_What you need to do_
Pictures stay out of the copy; restate everything else in the material exactly.

□ □ □ □

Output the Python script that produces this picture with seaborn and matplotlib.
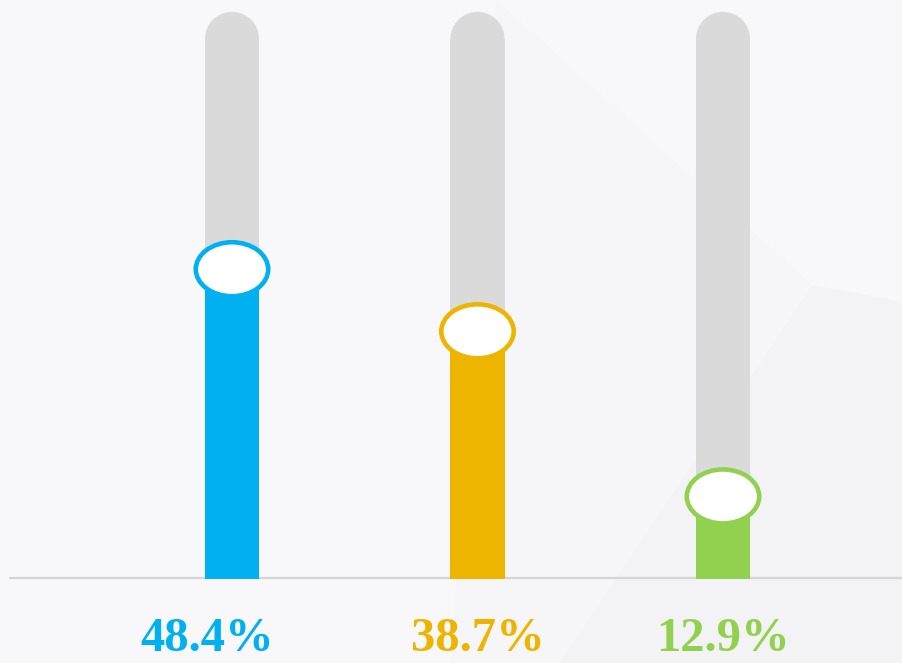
import numpy as np
import pandas as pd
import seaborn as sns
import matplotlib.pyplot as plt
from matplotlib.patches import Ellipse

# dados
labels = ["48.4%", "38.7%", "12.9%"]
values = [48.4, 38.7, 12.9]
colors = ["#00B0F0", "#EEB500", "#92D050"]

df = pd.DataFrame({"label": labels, "value": values})

# escala: px por unidade e trilho cinza
px_per_unit = 6.4
track_top = 84.4
bar_w = 0.22

sns.set_style("white")
fig = plt.figure(figsize=(9.02, 6.63), dpi=100)
ax = fig.add_axes([0, 0, 1, 1])
bg = "#F8F8FA"
fig.patch.set_facecolor(bg)
ax.set_facecolor(bg)

# fundo com poligonos discretos
ax.fill([0.9, 1.0, 1.0, 0.62], [0.57, 0.545, 0.0, 0.0], color="#F3F3F5",
        transform=ax.transAxes, zorder=0, lw=0)
ax.fill([0.55, 0.9, 0.62, 0.5], [1.0, 0.57, 0.0, 0.0], color="#F6F6F8",
        transform=ax.transAxes, zorder=0, lw=0)

# trilhos cinza
sns.barplot(data=df.assign(track=track_top), x="label", y="track", color="#DADADA",
            width=bar_w, saturation=1, linewidth=0, ax=ax, zorder=2)
for i in range(len(labels)):
    ax.add_patch(Ellipse((i, track_top), bar_w, 2 * 27 / px_per_unit,
                         facecolor="#DADADA", edgecolor="none", zorder=2))

# linha de base
ax.axhline(0.15, xmin=0.011, color="#D5D5D7", lw=1.6, zorder=1)

# barras coloridas
sns.barplot(data=df, x="label", y="value", hue="label", palette=colors,
            width=bar_w, saturation=1, linewidth=0, legend=False, ax=ax, zorder=3)

# marcadores elipticos
for i, (v, c) in enumerate(zip(values, colors)):
    ax.add_patch(Ellipse((i, v), 0.295, 54 / px_per_unit, facecolor="white",
                         edgecolor=c, lw=3.3, zorder=4))

# rotulos
for i, (lab, c) in enumerate(zip(labels, colors)):
    ax.text(i - (0.1 if i == 0 else 0), -(651 - 579) / px_per_unit, lab, ha="center",
            va="baseline", color=c, fontsize=35, fontweight="bold",
            family=["Liberation Serif", "DejaVu Serif"], zorder=5)

ax.set_xlim(-232 / 245.5, (902 - 232) / 245.5)
ax.set_ylim(-(663 - 579) / px_per_unit, 579 / px_per_unit)
ax.set_axis_off()

plt.savefig("out.png", dpi=100, facecolor=bg)
plt.close()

□ □ □ □

_Response_
Output the Python script that produces this picture with seaborn and matplotlib.
import numpy as np
import pandas as pd
import seaborn as sns
import matplotlib.pyplot as plt
from matplotlib.patches import Ellipse

# dados
labels = ["48.4%", "38.7%", "12.9%"]
values = [48.4, 38.7, 12.9]
colors = ["#00B0F0", "#EEB500", "#92D050"]

df = pd.DataFrame({"label": labels, "value": values})

# escala: px por unidade e trilho cinza
px_per_unit = 6.4
track_top = 84.4
bar_w = 0.22

sns.set_style("white")
fig = plt.figure(figsize=(9.02, 6.63), dpi=100)
ax = fig.add_axes([0, 0, 1, 1])
bg = "#F8F8FA"
fig.patch.set_facecolor(bg)
ax.set_facecolor(bg)

# fundo com poligonos discretos
ax.fill([0.9, 1.0, 1.0, 0.62], [0.57, 0.545, 0.0, 0.0], color="#F3F3F5",
        transform=ax.transAxes, zorder=0, lw=0)
ax.fill([0.55, 0.9, 0.62, 0.5], [1.0, 0.57, 0.0, 0.0], color="#F6F6F8",
        transform=ax.transAxes, zorder=0, lw=0)

# trilhos cinza
sns.barplot(data=df.assign(track=track_top), x="label", y="track", color="#DADADA",
            width=bar_w, saturation=1, linewidth=0, ax=ax, zorder=2)
for i in range(len(labels)):
    ax.add_patch(Ellipse((i, track_top), bar_w, 2 * 27 / px_per_unit,
                         facecolor="#DADADA", edgecolor="none", zorder=2))

# linha de base
ax.axhline(0.15, xmin=0.011, color="#D5D5D7", lw=1.6, zorder=1)

# barras coloridas
sns.barplot(data=df, x="label", y="value", hue="label", palette=colors,
            width=bar_w, saturation=1, linewidth=0, legend=False, ax=ax, zorder=3)

# marcadores elipticos
for i, (v, c) in enumerate(zip(values, colors)):
    ax.add_patch(Ellipse((i, v), 0.295, 54 / px_per_unit, facecolor="white",
                         edgecolor=c, lw=3.3, zorder=4))

# rotulos
for i, (lab, c) in enumerate(zip(labels, colors)):
    ax.text(i - (0.1 if i == 0 else 0), -(651 - 579) / px_per_unit, lab, ha="center",
            va="baseline", color=c, fontsize=35, fontweight="bold",
            family=["Liberation Serif", "DejaVu Serif"], zorder=5)

ax.set_xlim(-232 / 245.5, (902 - 232) / 245.5)
ax.set_ylim(-(663 - 579) / px_per_unit, 579 / px_per_unit)
ax.set_axis_off()

plt.savefig("out.png", dpi=100, facecolor=bg)
plt.close()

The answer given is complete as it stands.